Manager B would most likely be politicked out of his/her job.

1 comments

Performance and quality are rarely at odds with legitimate business interests or needs. In fact, if you sleight performance or quality it is exactly equal to sleighting future business needs or interests.

The trouble is when illegitimate (generally political) business concerns are allowed to be trumpeted as more important than legitimate business concerns, or when illegitimate views about how to discount the future value of quality are permitted to dominate the comparison with extreme short-term opportunities.

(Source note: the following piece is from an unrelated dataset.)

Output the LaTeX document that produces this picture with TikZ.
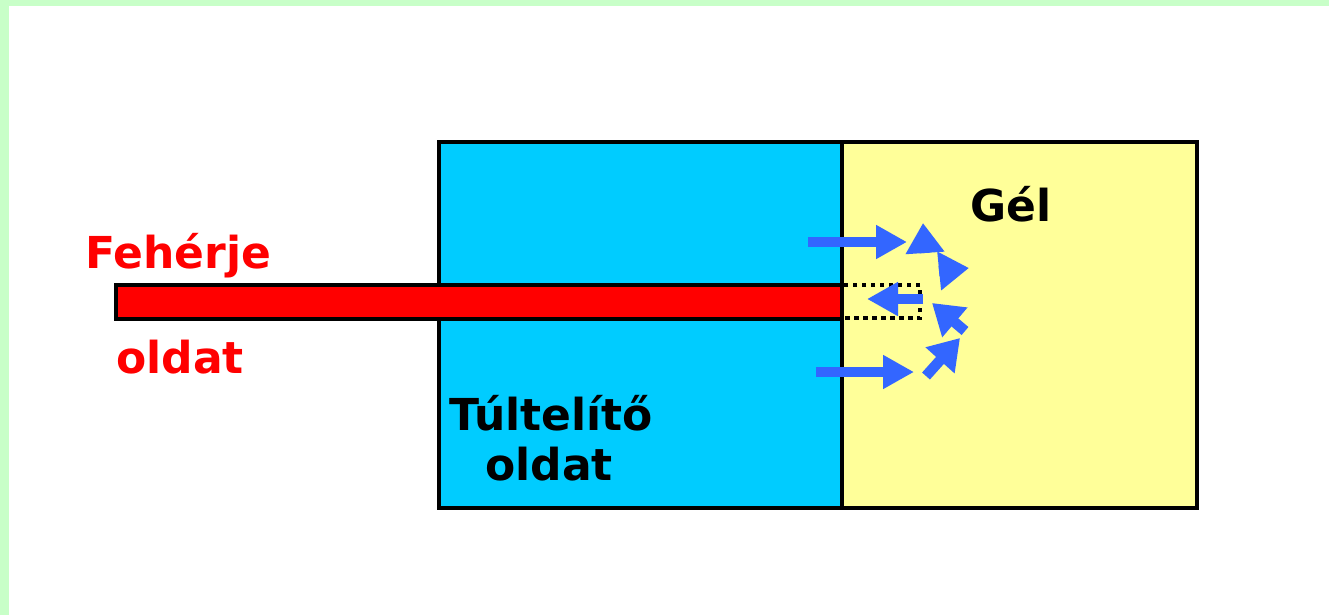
\documentclass[tikz,border=0pt]{standalone}
\usepackage{fontspec}
\setmainfont{DejaVu Sans}
\usetikzlibrary{arrows.meta}
\definecolor{bordergreen}{HTML}{C8FFC8}
\definecolor{solblue}{HTML}{00CCFF}
\definecolor{gelyellow}{HTML}{FFFF99}
\definecolor{arrowblue}{HTML}{3366FF}
\tikzset{
  lbl/.style={inner sep=0pt, anchor=base west, font=\fontsize{44}{50}\selectfont\bfseries},
  flow/.style={draw=arrowblue, line width=10.5pt, -{Triangle[length=31pt,width=32pt]}, arrowblue},
  shortflow/.style={draw=arrowblue, line width=10.5pt, -{Triangle[length=30pt,width=37pt]}, arrowblue},
}
\begin{document}
\begin{tikzpicture}[x=1pt,y=-1pt]
\useasboundingbox (0,0) rectangle (1329,615);
\fill[white] (0,0) rectangle (1329,615);
\fill[bordergreen] (0,0) rectangle (1329,6);
\fill[bordergreen] (0,0) rectangle (9,615);
% boxes
\path[fill=solblue, draw=black, line width=3.5pt] (439,142) rectangle (842,508);
\path[fill=gelyellow, draw=black, line width=3.5pt] (842,142) rectangle (1197,508);
\path[fill=red, draw=black, line width=3.5pt] (116,285) rectangle (842,319);
\draw[black, line width=3.5pt, dash pattern=on 4.5pt off 4.5pt] (842,285) rectangle (920,318);
% coordinates for arrows
\coordinate (a1s) at (808,242); \coordinate (a1e) at (907,242);
\coordinate (a2s) at (925,253); \coordinate (a2e) at (923,223);
\coordinate (a3s) at (939,271); \coordinate (a3e) at (969,268);
\coordinate (a4s) at (923,299); \coordinate (a4e) at (867,299);
\coordinate (a5s) at (965,331); \coordinate (a5e) at (932,303);
\coordinate (a6s) at (816,372); \coordinate (a6e) at (914,372);
\coordinate (a7s) at (926,376); \coordinate (a7e) at (960,338);
\draw[flow] (a1s) -- (a1e);
\draw[shortflow] (a2s) -- (a2e);
\draw[shortflow] (a3s) -- (a3e);
\draw[flow] (a4s) -- (a4e);
\draw[shortflow] (a5s) -- (a5e);
\draw[flow] (a6s) -- (a6e);
\draw[shortflow] (a7s) -- (a7e);
% labels
\node[lbl, text=red] (feh) at (85,268) {Fehérje};
\node[lbl, text=red] (old1) at (116,373) {oldat};
\node[lbl] (gel) at (970,221) {Gél};
\node[lbl] (tul) at (449,430) {Túltelítő};
\node[lbl] (old2) at (485,480) {oldat};
\end{tikzpicture}
\end{document}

Performance and quality always take time and money. It's pretty hard to convince management to actively invest in something that doesn't add features to the sales pitch. The argument that long term it makes it easier to build more features somehow doesn't seem to work.
If you're doing anything on the web, Performance should be an easy sell to the business/management. There's a ton of solid data showing faster websites = more conversions which = more revenue. Then factor in hardware and licensing cost reductions by handling more capacity on less infrastructure, and you have another clear financial win. Honestly performance work is one of the easiest places to show a clear ROI.
"In fact, if you sleight performance or quality it is exactly equal to sleighting future business needs or interests."

This assumes that you are building something you will be using in that future which for most startups is not true. For most it will be a better trade off to iterate faster now and solidify the system once you know for a fact that it matches actual needs.

Most start-ups are deemed by the market to be not useful. I'm not sure it's informative to draw lessons of the value of emphasizing quality ahead of short-term, less substantive "results" from the population of start-ups.